The Fantom team once enjoyed a glorious period during the bull market of 2021-2022, but over the past year, Fantom's on-chain performance has not been ideal. Fantom's current TVL is only about $90 million, ranking 49th among DeFi public chains. At its peak, Fantom's TVL reached around $7 billion. The current data is only about 1% of its peak.
Perhaps to revitalize the DeFi ecosystem, Sonic has specifically launched the Fee Monetization (FeeM) mechanism, claiming it can return up to 90% of network gas fees to project parties, allowing them to obtain continuous revenue based on actual on-chain usage without overly relying on external financing.
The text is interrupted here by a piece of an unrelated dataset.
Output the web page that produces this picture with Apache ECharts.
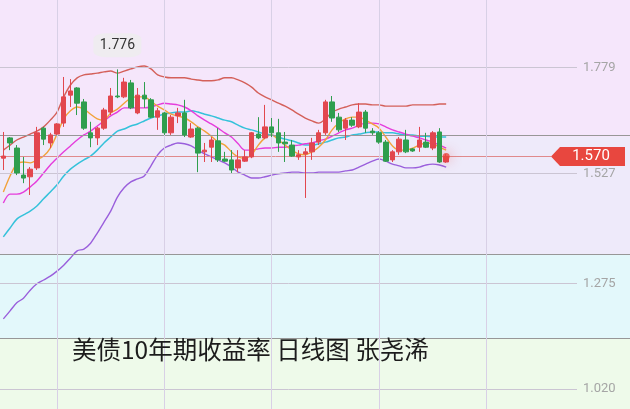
<!DOCTYPE html>
<html><head><meta charset="utf-8">
<script src="https://cdn.jsdelivr.net/npm/echarts/dist/echarts.min.js"></script>
<style>html,body{margin:0;padding:0;background:#fff}#c{width:630px;height:409px}</style>
</head><body><div id="c"></div>
<script>
// ---- data ----
const categories = Array.from({length: 86}, (_, i) => 'D' + (i + 1));
// [open, close, low, high]
const ohlc = [
[1.566,1.571,1.538,1.628],[1.614,1.602,1.585,1.616],[1.590,1.531,1.526,1.597],[1.526,1.519,1.507,1.569],
[1.522,1.540,1.479,1.545],[1.543,1.626,1.538,1.640],[1.637,1.611,1.597,1.640],[1.602,1.621,1.590,1.626],
[1.623,1.647,1.621,1.649],[1.649,1.711,1.640,1.758],[1.715,1.725,1.687,1.753],[1.732,1.696,1.668,1.734],
[1.699,1.637,1.633,1.706],[1.626,1.614,1.592,1.652],[1.614,1.637,1.597,1.640],[1.637,1.680,1.633,1.685],
[1.675,1.713,1.668,1.732],[1.713,1.711,1.708,1.776],[1.711,1.746,1.708,1.756],[1.744,1.685,1.682,1.751],
[1.673,1.715,1.670,1.732],[1.715,1.706,1.685,1.746],[1.704,1.663,1.661,1.708],[1.663,1.678,1.633,1.685],
[1.673,1.626,1.621,1.675],[1.626,1.663,1.621,1.668],[1.666,1.673,1.649,1.685],[1.673,1.621,1.616,1.704],
[1.616,1.635,1.614,1.649],[1.637,1.578,1.533,1.640],[1.581,1.585,1.557,1.602],[1.592,1.609,1.557,1.616],
[1.607,1.562,1.557,1.637],[1.564,1.559,1.557,1.581],[1.562,1.538,1.531,1.585],[1.543,1.562,1.533,1.585],
[1.559,1.569,1.557,1.585],[1.569,1.626,1.566,1.628],[1.623,1.614,1.611,1.663],[1.614,1.640,1.611,1.692],
[1.640,1.626,1.616,1.661],[1.626,1.602,1.581,1.659],[1.604,1.600,1.557,1.628],[1.597,1.571,1.569,1.609],
[1.569,1.574,1.562,1.585],[1.576,1.581,1.472,1.590],[1.581,1.602,1.562,1.614],[1.604,1.626,1.597,1.633],
[1.626,1.699,1.621,1.704],[1.699,1.661,1.652,1.713],[1.663,1.633,1.628,1.673],[1.637,1.656,1.609,1.661],
[1.656,1.644,1.640,1.663],[1.640,1.675,1.637,1.696],[1.675,1.637,1.626,1.680],[1.630,1.626,1.621,1.637],
[1.626,1.604,1.600,1.630],[1.604,1.559,1.557,1.609],[1.562,1.581,1.557,1.585],[1.581,1.611,1.574,1.616],
[1.609,1.581,1.578,1.633],[1.588,1.583,1.581,1.590],[1.592,1.609,1.581,1.640],[1.604,1.592,1.590,1.626],
[1.590,1.626,1.585,1.630],[1.628,1.557,1.555,1.637],[1.557,1.570,1.555,1.576]
];
const bollUpper = [1.585,1.597,1.609,1.616,1.623,1.630,1.640,1.656,1.675,1.711,1.739,1.756,1.763,1.765,1.767,1.770,1.772,1.767,1.772,1.777,1.782,1.784,1.777,1.763,1.758,1.756,1.756,1.756,1.753,1.751,1.749,1.749,1.751,1.756,1.756,1.751,1.744,1.734,1.720,1.711,1.704,1.696,1.689,1.680,1.670,1.661,1.654,1.649,1.659,1.675,1.682,1.687,1.692,1.694,1.694,1.692,1.692,1.689,1.689,1.689,1.689,1.692,1.692,1.692,1.692,1.694,1.694];
const bollLower = [1.186,1.205,1.224,1.235,1.254,1.269,1.278,1.287,1.299,1.313,1.330,1.347,1.351,1.365,1.389,1.415,1.441,1.474,1.496,1.510,1.517,1.524,1.548,1.574,1.590,1.597,1.602,1.600,1.595,1.585,1.576,1.569,1.562,1.555,1.545,1.533,1.526,1.519,1.519,1.522,1.526,1.529,1.531,1.533,1.533,1.531,1.531,1.533,1.533,1.533,1.533,1.536,1.538,1.545,1.552,1.559,1.564,1.559,1.552,1.548,1.543,1.543,1.545,1.550,1.552,1.550,1.545];
const maCyan = [1.380,1.401,1.422,1.432,1.441,1.453,1.470,1.486,1.503,1.524,1.540,1.552,1.562,1.571,1.585,1.602,1.616,1.630,1.635,1.642,1.647,1.654,1.661,1.666,1.670,1.673,1.675,1.675,1.678,1.675,1.670,1.666,1.661,1.656,1.652,1.644,1.637,1.633,1.628,1.623,1.621,1.616,1.611,1.607,1.602,1.597,1.597,1.600,1.604,1.609,1.614,1.616,1.621,1.623,1.626,1.628,1.628,1.626,1.626,1.623,1.621,1.621,1.618,1.618,1.616,1.616,1.616];
const maMagenta = [1.460,1.481,1.481,1.486,1.498,1.512,1.531,1.550,1.566,1.581,1.595,1.609,1.621,1.630,1.642,1.654,1.666,1.675,1.685,1.685,1.685,1.685,1.687,1.692,1.696,1.694,1.692,1.687,1.678,1.666,1.656,1.647,1.637,1.626,1.616,1.600,1.585,1.585,1.588,1.590,1.590,1.592,1.592,1.595,1.597,1.600,1.602,1.607,1.611,1.618,1.626,1.633,1.637,1.644,1.649,1.649,1.647,1.640,1.633,1.628,1.623,1.618,1.614,1.609,1.604,1.597,1.590];
const maOrange = [1.486,1.524,1.552,1.557,1.555,1.562,1.571,1.590,1.623,1.659,1.678,1.687,1.682,1.670,1.659,1.656,1.673,1.682,1.696,1.708,1.711,1.711,1.701,1.689,1.680,1.670,1.666,1.661,1.652,1.640,1.630,1.618,1.604,1.597,1.581,1.569,1.566,1.574,1.597,1.614,1.621,1.609,1.597,1.585,1.576,1.574,1.581,1.592,1.609,1.633,1.649,1.659,1.663,1.663,1.656,1.647,1.637,1.616,1.595,1.585,1.585,1.590,1.597,1.602,1.600,1.592,1.585];
const tickValues = [1.779, 1.527, 1.275, 1.020];
const tickLabels = ['1.779', '1.527', '1.275', '1.020'];
const lastPrice = 1.570;
const bandEdges = [1.940, 1.616, 1.337, 1.141, 0.973];
const bandColors = ['#f5e6fb', '#eeeafa', '#e3f8fb', '#eefaea'];
const vLineCats = [8, 24, 40, 56, 72];
const titleText = '美债10年期收益率 日线图 张尧浠';

const Y_MIN = 0.973, Y_MAX = 1.940;

const chart = echarts.init(document.getElementById('c'), null, {renderer: 'canvas'});

const bandAreas = [];
for (let i = 0; i < bandColors.length; i++) {
  bandAreas.push([{yAxis: bandEdges[i], itemStyle: {color: bandColors[i]}}, {yAxis: bandEdges[i + 1]}]);
}

chart.setOption({
  animation: false,
  backgroundColor: '#fff',
  title: {
    text: titleText, left: 72, top: 337, padding: 0,
    textStyle: {fontSize: 24.5, fontWeight: 'normal', color: '#1c1c1c', fontFamily: 'Noto Sans CJK SC'}
  },
  grid: [
    {left: -2.4, right: 53, top: 0, bottom: 0, containLabel: false},
    {left: 0, right: 0, top: 0, bottom: 0, containLabel: false}
  ],
  xAxis: [
    {type: 'category', data: categories, gridIndex: 0, boundaryGap: true,
     axisLine: {show: false}, axisTick: {show: false}, axisLabel: {show: false}, splitLine: {show: false}},
    {type: 'value', gridIndex: 1, min: 0, max: 630, show: false}
  ],
  yAxis: [
    {type: 'value', gridIndex: 0, min: Y_MIN, max: Y_MAX, show: false, splitLine: {show: false}},
    {type: 'value', gridIndex: 1, min: Y_MIN, max: Y_MAX, show: false, splitLine: {show: false}}
  ],
  series: [
    {
      name: 'bg', type: 'line', xAxisIndex: 1, yAxisIndex: 1, data: [], z: 0, silent: true,
      markArea: {silent: true, data: bandAreas},
      markLine: {
        silent: true, symbol: 'none', label: {show: false}, animation: false,
        data: [
          {yAxis: bandEdges[1], lineStyle: {color: '#979797', width: 1, type: 'solid'}},
          {yAxis: bandEdges[2], lineStyle: {color: '#979797', width: 1, type: 'solid'}},
          {yAxis: bandEdges[3], lineStyle: {color: '#979797', width: 1, type: 'solid'}},
          [{coord: [0, lastPrice], lineStyle: {color: '#e08a8c', width: 1, type: 'solid'}}, {coord: [551, lastPrice]}]
        ]
      }
    },
    {
      name: 'grid', type: 'line', xAxisIndex: 0, yAxisIndex: 0, data: [], z: 1, silent: true,
      markLine: {
        silent: true, symbol: 'none', animation: false,
        data: tickValues.map((v, i) => ({
          yAxis: v,
          lineStyle: {color: '#cbc5d3', width: 1, type: 'solid'},
          label: {show: true, position: 'end', distance: 6, formatter: tickLabels[i],
                  color: '#a5a5a5', fontSize: 13, fontFamily: 'Roboto'}
        })).concat(vLineCats.map(c => ({
          xAxis: categories[c],
          lineStyle: {color: '#d8d0e6', width: 1, type: 'solid'},
          label: {show: false}
        })))
      }
    },
    {
      name: 'tag', type: 'line', xAxisIndex: 1, yAxisIndex: 1, data: [], z: 10, silent: true,
      markPoint: {
        silent: true,
        data: [{
          coord: [588, lastPrice],
          symbol: 'path://M0,9.5 L9,0 L74,0 L74,19 L9,19 Z',
          symbolSize: [74, 19],
          itemStyle: {color: '#e8473f'},
          label: {show: true, formatter: lastPrice.toFixed(3), color: '#fff', fontSize: 15,
                  fontFamily: 'Roboto', offset: [3, 0]}
        }]
      }
    },
    {name: 'UP', type: 'line', data: bollUpper, symbol: 'none', z: 3, lineStyle: {color: '#d4605a', width: 1.4}, smooth: 0.3},
    {name: 'DN', type: 'line', data: bollLower, symbol: 'none', z: 3, lineStyle: {color: '#9a5fdc', width: 1.4}, smooth: 0.3},
    {name: 'MID', type: 'line', data: maCyan, symbol: 'none', z: 3, lineStyle: {color: '#35c2da', width: 1.5}, smooth: 0.3},
    {name: 'MA10', type: 'line', data: maMagenta, symbol: 'none', z: 3, lineStyle: {color: '#e53ddc', width: 1.4}, smooth: 0.3},
    {name: 'MA5', type: 'line', data: maOrange, symbol: 'none', z: 3, lineStyle: {color: '#f2a23a', width: 1.4}, smooth: 0.3},
    {
      name: 'K', type: 'candlestick', data: ohlc, z: 5, barWidth: 5,
      itemStyle: {color: '#e2474e', color0: '#2f9e4e', borderColor: '#e2474e', borderColor0: '#2f9e4e', borderWidth: 1},
      markPoint: {
        silent: true,
        data: [{type: 'max', valueDim: 'highest'}],
        symbol: 'roundRect', symbolSize: [48, 24], symbolOffset: [0, -24],
        itemStyle: {color: '#efecf0'},
        label: {show: true, position: 'inside', color: '#333', fontSize: 14, fontFamily: 'Roboto',
                formatter: p => Number(p.value).toFixed(3)}
      }
    },
    {
      name: 'last', type: 'scatter', z: 6, silent: true,
      data: [[ohlc.length - 1, ohlc[ohlc.length - 1][1]]],
      symbolSize: 7,
      itemStyle: {color: '#e8473f', shadowBlur: 12, shadowColor: 'rgba(232,71,63,0.9)'}
    }
  ]
});
</script></body></html>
This model draws from the Web2 platform's 'traffic-based revenue sharing' practice, hoping to encourage more DeFi, NFT, GameFi, and other developers to come to Sonic and stay.
Additionally, the official has set up airdrop pools of 200 million S tokens, introducing two gameplay options: Sonic Points, which encourage ordinary users to actively interact, hold, or accumulate a certain historical activity on Sonic; and Sonic Gems, aimed at incentivizing developers to launch attractive and genuinely used DApps on the Sonic chain. The S used for the airdrop also incorporates mechanisms like 'linear vesting + NFT locking + early unlocking and burning', attempting to find a balance between airdrops and medium- to long-term retention.
The mainnet launch, the 1 million block milestone, and the cross-chain bridge announcement have indeed increased Sonic's visibility in the short term. However, the current reality is that the prosperity of the ecosystem is far from its peak era. The full competition among Layer2, Solana, Aptos, Sui, and other public chains has already led the market into an era of multi-chain bloom. High TPS is no longer the only selling point. If Sonic cannot create one or two 'flagship projects' in the ecosystem, it may struggle to compete with other popular chains.
However, Sonic's launch has received support from some industry star projects. In December, the AAVE community proposed to deploy the Aave v3 proposal on Sonic, and Uniswap also announced it had completed its deployment on Sonic. Furthermore, Sonic can directly inherit 333 staking protocols from Fantom as its ecological foundation. These are advantages compared to a completely new public chain.
And can relying on performance and high rewards bring back funds and developers? The answer may depend on whether Sonic can deliver a convincing performance in 2025 regarding the specific application deployment, governance transparency, and cross-chain security. If all goes well, Sonic may hope to recreate the glory of Fantom back in the day. However, if it only stops at conceptual hype, it may fail to resolve internal contradictions and security concerns, and this 'second entrepreneurship' might fade into mediocrity amidst the multi-chain melee.